Unfortunately, being a time miser, he was used to early nights and earlier mornings leaving me to toss and turn until 4am and bolt up at my alarm set just three hours later.

Men with Ven

The van arrived soon after driven by our trusted wheelman MacStally Culkin. Before he had even parked outside our flat both the Time Miser and I had shouted "shotgun" out of the window, as there was something we had yet to reveal to the other band members. 

Once we had finished loading the van it dawned on Michael! and Jim that they would in fact be spending the two hour journey in the back of the van, in the dark.

After an hour we stopped at Burger King for a second breakfast, but didn't feel the need to tell Jim and Michael! as we thought they probably weren't hungry or something. So we just banged on the side and told them to "BE QUIET!" and "DON'T GET OUT!" 

An hour later

After some terrible directions from the Time Miser we finally arrived at the Regatta, greeted warmly by the organisers. 

We were two hours early, which felt like a small victory to myself. But I soon realised that the Time Miser was more than happy with the situation. 

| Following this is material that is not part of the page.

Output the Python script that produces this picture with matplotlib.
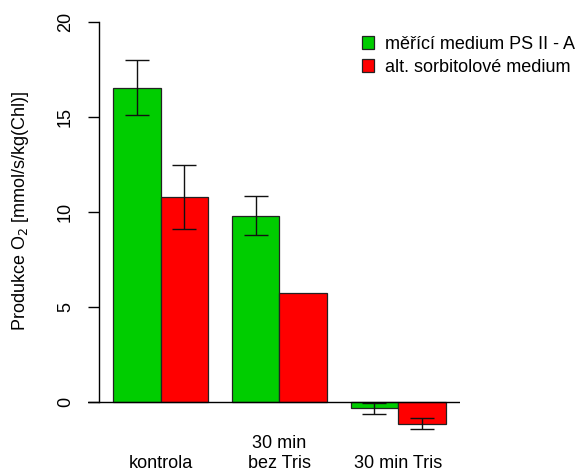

We set up our equipment only to find both of the keyboard pedals we brought with us didn't work. And jamming a screwdriver into one of them didn't fix it. 
So in the end Michael! mustered his musical brilliance and defiantly managed to make it work.

Glamping at Henley

As a reward for Michael! I decided Jim and himself could share my one man tent, while I bunked with the Time Miser in his four man tent.

My assumption being that Jazz musicians like extreme proximity and confined spaces.

The Gig

Went off without a hitch, I even managed to get a coffee in a rendition of "All of Me" during the redoubtable Michael!'s solo.

I think we can all agree that the best gig moment was working "play that funky music white boy" into the bridge of "Work Song" by Nat Adderley. At the request of an enthusiastic gentleman in an elaborate leg-brace.

The After Party

We stayed inside the Courtyard enclosure for most of the night, which was surrounded by a one half meter high white picket fence. And several large security guards in nice suits.

As often happens when there is a fence separating two groups of people, people kept trying to get over ours. Often to be thwarted by said large men in nice suits.

The best attempt made was by one young man who decided to use the music of Lady Gaga as a disguise for his entrance attempt, incorporating leg-lifts in time with the melodies. His one error was staring directly into the eyes of two of the large men in nice suits, albeit while shrugging as if to say "Hey, I'm just dancing here fellas"

Interestingly, while during the day there was a large gap between the fifty or so parties along the Thames in terms of the quality of music, food and guests attire, by midnight everyone was dancing precariously to the same generic club music, eating whatever was warm and greasy and had adorned their lovely outfits with mud and sweat. I found this odd synergy quite comforting.

The Serious Bit

We were genuinely very well looked after by the nice people at the Copas partnership, something that can be quite rare at gigs. 

We were fell fed, watered, boozed and cruised. So a big thank you to them for helping us put on a great night.